An expert panel set up by the Pension Fund Regulatory and Development Authority (PFRDA) has suggested that non-government subscribers to the new pension scheme (NPS) be allowed to invest their entire savings in equity instruments.
In its report submitted today, the panel, headed by HDFC Chairman Deepak Parekh, has also recommended the “auto choice” option, under which fund managers can change the debt-equity investment mix, depending on the age profile of the subscriber. This is proposed to be made the default option, which will come into play if an investor does not provide his or her preferred investment mix. Under the default option, the younger the subscriber, the higher will be the amount invested in equity. Debt investment will rise as the subscriber gets older. This is to protect the aging subscriber from market uncertainties.
| PENSION’S E-C-G |
| *An investor can opt for investing his entire corpus in equity (E), corporate and state government debt papers (C) or central government securities (G) |
| *There will be a default option where investment pattern will vary according to age |
| *The pattern will change once the investor turns 36. After that, there will be smaller allocation for equity |
| *Investment should be in Nifty 50 stocks |
| *Minimum investment of Rs 6,000 a year in pension schemes likely |
The expert committee has also recommended that equity investments should be limited to Nifty-50 companies. “The expert group has suggested that equity participation be done through a standardised portfolio, implemented through an index fund only. The index fund recommended is Nifty 50,” said Parekh. The net of the companies may be widened beyond the Nifty 50 over a period of time, said PFRDA Chairman D Swarup. PFRDA will finalise investment guidelines by the end of this month.

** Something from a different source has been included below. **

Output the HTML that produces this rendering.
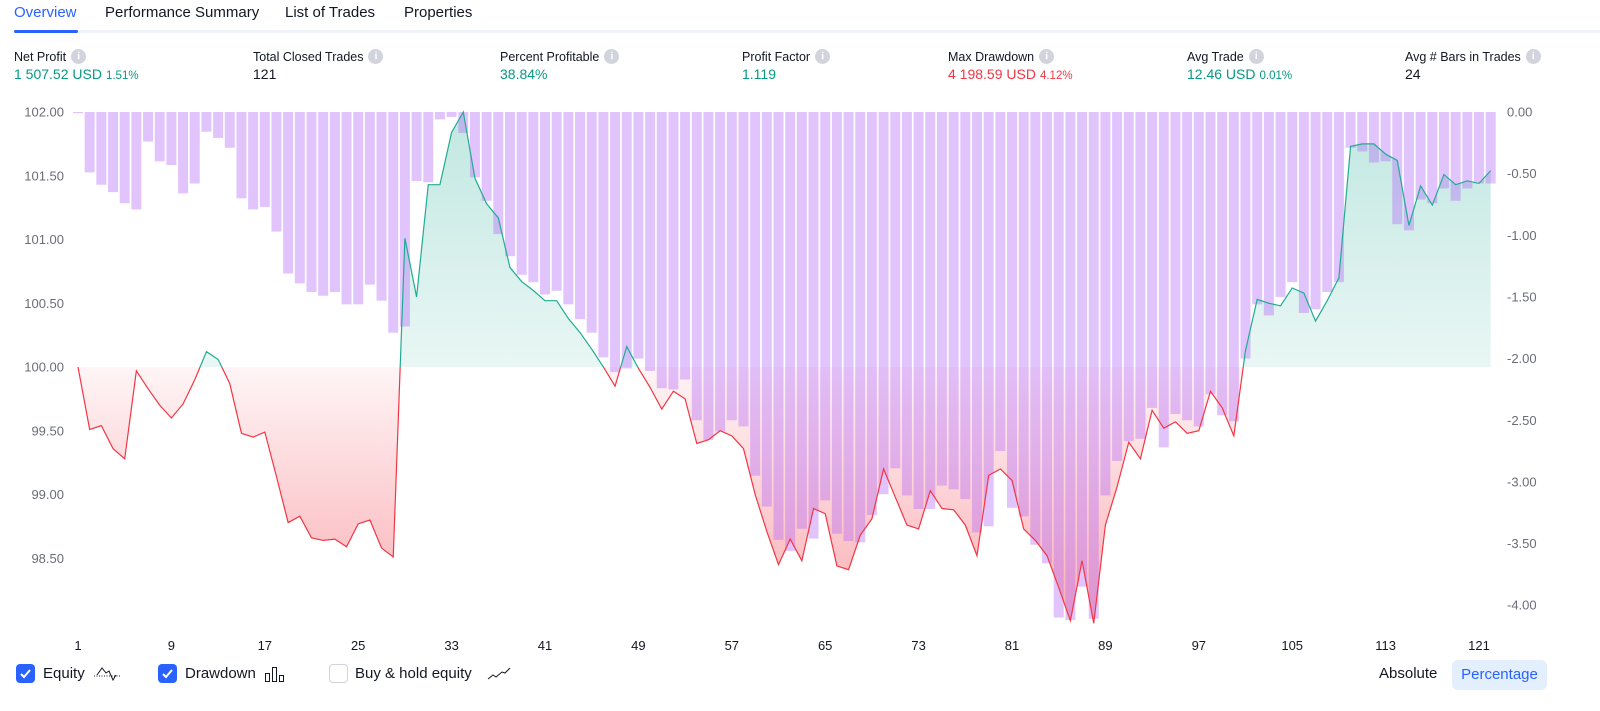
<!DOCTYPE html>
<html><head><meta charset="utf-8">
<style>
*{margin:0;padding:0;box-sizing:border-box}
body{width:1600px;height:711px;background:#fff;font-family:"Liberation Sans",sans-serif;color:#131722;position:relative;overflow:hidden}
.abs{position:absolute;white-space:nowrap}
.tab{top:4px;font-size:15px;color:#131722}
.lbl{top:49px;font-size:12.5px;color:#131722;display:flex;align-items:center}
.info{display:inline-block;width:15px;height:15px;border-radius:50%;background:#d1d4dc;color:#fff;font-size:10px;font-weight:bold;text-align:center;line-height:15px;margin-left:5px;font-family:"Liberation Serif",serif}
.val{top:66px;font-size:14px}
.pct{font-size:11.5px;margin-left:4px}
.g{color:#089981}.r{color:#f23645}
.cb{top:664px;width:19px;height:19px;border-radius:4px}
.cb.on{background:#2962ff}
.cb.off{border:1.5px solid #d1d4dc;background:#fff}
.leg{top:664px;font-size:15px;line-height:19px}
</style></head><body>
<div class="abs tab" style="left:14px;color:#2962ff">Overview</div>
<div class="abs tab" style="left:105px">Performance Summary</div>
<div class="abs tab" style="left:285px">List of Trades</div>
<div class="abs tab" style="left:404px">Properties</div>
<div class="abs" style="left:14px;top:30px;width:1586px;height:3px;background:#f0f3fa"></div>
<div class="abs" style="left:14px;top:30px;width:64px;height:3px;border-radius:2px;background:#2962ff"></div>

<div class="abs lbl" style="left:14px">Net Profit<span class="info">i</span></div>
<div class="abs val g" style="left:14px">1 507.52 USD<span class="pct">1.51%</span></div>
<div class="abs lbl" style="left:253px">Total Closed Trades<span class="info">i</span></div>
<div class="abs val" style="left:253px">121</div>
<div class="abs lbl" style="left:500px">Percent Profitable<span class="info">i</span></div>
<div class="abs val g" style="left:500px">38.84%</div>
<div class="abs lbl" style="left:742px">Profit Factor<span class="info">i</span></div>
<div class="abs val g" style="left:742px">1.119</div>
<div class="abs lbl" style="left:948px">Max Drawdown<span class="info">i</span></div>
<div class="abs val r" style="left:948px">4 198.59 USD<span class="pct">4.12%</span></div>
<div class="abs lbl" style="left:1187px">Avg Trade<span class="info">i</span></div>
<div class="abs val g" style="left:1187px">12.46 USD<span class="pct">0.01%</span></div>
<div class="abs lbl" style="left:1405px">Avg # Bars in Trades<span class="info">i</span></div>
<div class="abs val" style="left:1405px">24</div>

<svg id="chart" class="abs" style="left:0;top:0" width="1600" height="711" xmlns="http://www.w3.org/2000/svg">
<defs>
<linearGradient id="gg" x1="0" y1="112" x2="0" y2="367" gradientUnits="userSpaceOnUse"><stop offset="0" stop-color="#22ab94" stop-opacity="0.28"/><stop offset="1" stop-color="#22ab94" stop-opacity="0.1"/></linearGradient>
<linearGradient id="rg" x1="0" y1="367" x2="0" y2="622" gradientUnits="userSpaceOnUse"><stop offset="0" stop-color="#f23645" stop-opacity="0.05"/><stop offset="1" stop-color="#f23645" stop-opacity="0.4"/></linearGradient>
<clipPath id="cu"><rect x="0" y="0" width="1600" height="367"/></clipPath>
<clipPath id="cd"><rect x="0" y="367" width="1600" height="344"/></clipPath>
</defs>
<g id="fills"></g><g id="bars"></g><g id="lines"></g><g id="axes"></g>
</svg>

<div class="abs cb on" style="left:16px"><svg width="19" height="19"><path d="M5 10l3 3 6-7" stroke="#fff" stroke-width="2" fill="none"/></svg></div>
<div class="abs leg" style="left:43px">Equity</div>
<svg class="abs" style="left:92px;top:664px" width="30" height="20"><path d="M2 12h26" stroke="#131722" stroke-dasharray="1 1.5"/><path d="M5 11l5-7 4 5 3-2 4 9 3-5" stroke="#131722" fill="none"/></svg>
<div class="abs cb on" style="left:158px"><svg width="19" height="19"><path d="M5 10l3 3 6-7" stroke="#fff" stroke-width="2" fill="none"/></svg></div>
<div class="abs leg" style="left:185px">Drawdown</div>
<svg class="abs" style="left:264px;top:664px" width="26" height="20"><rect x="1.5" y="9.5" width="4" height="8" stroke="#131722" fill="none"/><rect x="8.5" y="3.5" width="4" height="14" stroke="#131722" fill="none"/><rect x="15.5" y="11.5" width="4" height="6" stroke="#131722" fill="none"/></svg>
<div class="abs cb off" style="left:329px"></div>
<div class="abs leg" style="left:355px">Buy &amp; hold equity</div>
<svg class="abs" style="left:486px;top:664px" width="26" height="20"><path d="M2 15l5-4 3 2 6-5 3 1 5-5" stroke="#131722" fill="none"/></svg>
<div class="abs" style="left:1379px;top:665px;font-size:15px">Absolute</div>
<div class="abs" style="left:1452px;top:660px;width:95px;height:30px;border-radius:6px;background:#e3effd;color:#2962ff;font-size:15px;line-height:30px;text-align:center">Percentage</div>

<script>
const trades = Array.from({length:122},(_,i)=>i+1);
const equity = [100.00,99.51,99.54,99.36,99.28,99.97,99.83,99.70,99.60,99.71,99.90,100.12,100.06,99.87,99.48,99.45,99.49,99.14,98.78,98.83,
98.66,98.64,98.65,98.59,98.77,98.80,98.58,98.51,101.01,100.55,101.43,101.43,101.84,102.00,101.48,101.28,101.17,100.78,100.67,100.60,
100.52,100.52,100.38,100.27,100.14,100.00,99.85,100.16,99.99,99.84,99.67,99.81,99.75,99.40,99.43,99.50,99.46,99.36,99.00,98.71,
98.45,98.65,98.48,98.89,98.85,98.44,98.41,98.68,98.81,99.20,98.98,98.76,98.73,99.03,98.89,98.88,98.76,98.52,99.15,99.20,
99.11,98.73,98.64,98.52,98.27,98.01,98.48,97.99,98.76,99.06,99.41,99.28,99.66,99.52,99.57,99.48,99.50,99.81,99.68,99.46,
100.13,100.53,100.50,100.48,100.62,100.58,100.36,100.52,100.70,101.73,101.75,101.75,101.67,101.62,101.11,101.42,101.27,101.51,101.43,101.46,
101.44,101.54];
const drawdown = [-0.01,-0.49,-0.59,-0.65,-0.74,-0.79,-0.24,-0.40,-0.43,-0.66,-0.58,-0.16,-0.21,-0.29,-0.70,-0.79,-0.77,-0.97,-1.31,-1.39,
-1.46,-1.49,-1.46,-1.56,-1.56,-1.40,-1.53,-1.79,-1.74,-0.56,-0.57,-0.06,-0.04,-0.17,-0.53,-0.72,-0.99,-1.17,-1.32,-1.38,
-1.48,-1.45,-1.56,-1.68,-1.79,-1.99,-2.11,-2.08,-2.00,-2.10,-2.24,-2.25,-2.17,-2.50,-2.66,-2.59,-2.50,-2.55,-2.95,-3.20,
-3.47,-3.56,-3.38,-3.46,-3.15,-3.42,-3.48,-3.49,-3.27,-3.10,-2.89,-3.11,-3.22,-3.22,-3.03,-3.06,-3.14,-3.41,-3.36,-2.75,
-3.21,-3.28,-3.51,-3.66,-4.10,-4.12,-3.85,-4.11,-3.11,-2.83,-2.67,-2.65,-2.40,-2.72,-2.45,-2.50,-2.55,-2.29,-2.46,-2.51,
-2.00,-1.56,-1.65,-1.50,-1.38,-1.63,-1.60,-1.46,-1.38,-0.29,-0.32,-0.41,-0.40,-0.91,-0.96,-0.71,-0.74,-0.62,-0.72,-0.62,
-0.58,-0.58];
const leftTicks = [102.00,101.50,101.00,100.50,100.00,99.50,99.00,98.50];
const rightTicks = [0.00,-0.50,-1.00,-1.50,-2.00,-2.50,-3.00,-3.50,-4.00];
const xTicks = [1,9,17,25,33,41,49,57,65,73,81,89,97,105,113,121];
const baseline = 100;

const NS='http://www.w3.org/2000/svg';
const xS = t => 78 + (t-1)*11.675;
const yL = v => 367 - (v-100)*127.5;
const yR = v => 112 - v*123.3;
function mk(tag, attrs, parent){const e=document.createElementNS(NS,tag);for(const k in attrs)e.setAttribute(k,attrs[k]);parent.appendChild(e);return e;}
const fills=document.getElementById('fills'),bars=document.getElementById('bars'),lines=document.getElementById('lines'),axes=document.getElementById('axes');

let pts = trades.map((t,i)=>xS(t).toFixed(2)+','+yL(equity[i]).toFixed(2)).join(' ');
let poly = xS(trades[0])+','+yL(baseline)+' '+pts+' '+xS(trades[trades.length-1])+','+yL(baseline);
const gf=mk('polygon',{points:poly,fill:'url(#gg)','clip-path':'url(#cu)'},fills);


const rf=mk('polygon',{points:poly,fill:'url(#rg)','clip-path':'url(#cd)'},fills);



trades.forEach((t,i)=>{
  const y0=yR(0), y1=yR(drawdown[i]);
  const b=mk('rect',{x:(xS(t)-5).toFixed(2),y:y0,width:10,height:Math.max(1,y1-y0).toFixed(2),fill:'rgb(180,100,250)','fill-opacity':0.38},bars);
  
  
});

const gl=mk('polyline',{points:pts,fill:'none',stroke:'#22ab94','stroke-width':1.2,'clip-path':'url(#cu)'},lines);


const rl=mk('polyline',{points:pts,fill:'none',stroke:'#f23645','stroke-width':1.2,'clip-path':'url(#cd)'},lines);



leftTicks.forEach(v=>{
  const t=mk('text',{x:64,y:yL(v)+4.5,'text-anchor':'end','font-size':13,fill:'#6a6d78','font-family':'Liberation Sans, sans-serif'},axes);
  t.textContent=v.toFixed(2);
  
  
});
rightTicks.forEach(v=>{
  const t=mk('text',{x:1507,y:yR(v)+4.5,'font-size':13,fill:'#6a6d78','font-family':'Liberation Sans, sans-serif'},axes);
  t.textContent=(v===0?'0.00':v.toFixed(2));
  
  
});
xTicks.forEach(v=>{
  const t=mk('text',{x:xS(v),y:650,'text-anchor':'middle','font-size':13,fill:'#131722','font-family':'Liberation Sans, sans-serif'},axes);
  t.textContent=v;
  
  
});
</script>
</body></html>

The NPS Trust, which oversees the functioning of the new pension scheme, will meet tomorrow to consider broad investment guidelines
Over the next few days, six fund managers led by UTI will also be formally confirmed by the NPS Trus and the board.
The expert group has recommended a simple structure of “E” (equity), “G” (central government securities) and “C” (corporate and state government debt papers) investment choices. The subscriber, who may be required to contribute at least Rs 6,000 per annum, will choose the mix of his investment in each category.

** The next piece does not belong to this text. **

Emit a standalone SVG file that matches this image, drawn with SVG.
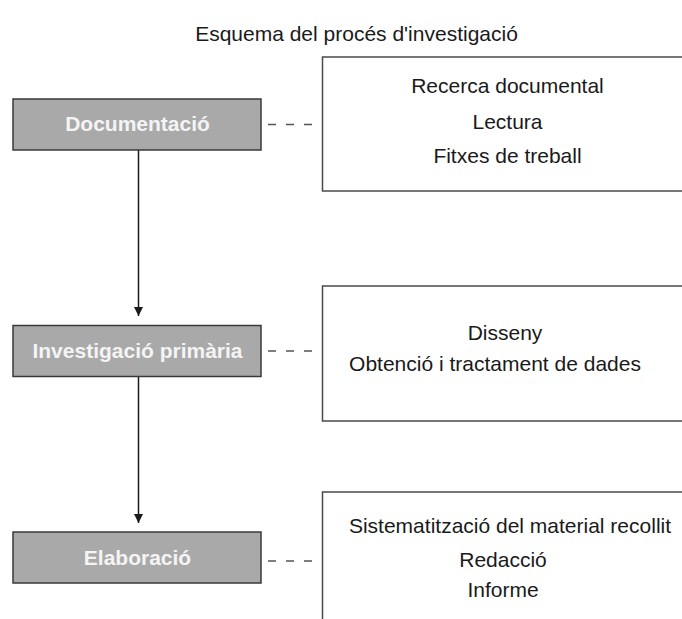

A person can put 100 per cent contribution in equity or any other option as well as choose a pension fund manager (PFM) out of a pool of six.
PFRDA has also selected 23 entities that will work as Points of Presence (PoP) across the country and collect subscriptions from investors. The service charge per subscriber will be Rs 40 for registration and Rs 20 per transaction.
Category “G “includes all central government securities, liquid funds of mutual funds and fixed deposits of certain banks. The “C” category includes state government bonds, bonds of state-owned companies, bonds issued by municipal bodies and infrastructure funds. The “G” and “C” category securities or funds will have to meet certain criteria prescribed by PFRDA to be eligible instruments of investment, but will not be tied down to credit ratings only, according to Prithvi Haldea, a member of the panel.
Under the “auto choice” category, for the lowest age of entry, the auto choice will start at 65 per cent in equity, 10 per cent in central government securities and liquid funds and 25 per cent in corporate and state government bonds. The investment pattern will remain unchanged till the person turns 36.
From 36 years onwards, the weight of equity and corporate security would decrease and the weight of central government bonds would increase annually till it reached 10 per cent in equity, 10 per cent in corporate bonds and 80 per cent in central government securities, said Parekh.
Auto choice funds will be split equally among the six PFMs at the cost quoted by them. The investment norms will be reviewed after three years.
The pension regulator is keen to ensure that the pension fund managers start operations by April 1.
In case of government pension funds, which is based on 10 per cent contribution from the employees and the employer, the investment norms allow a maximum 15 per cent exposure to equity.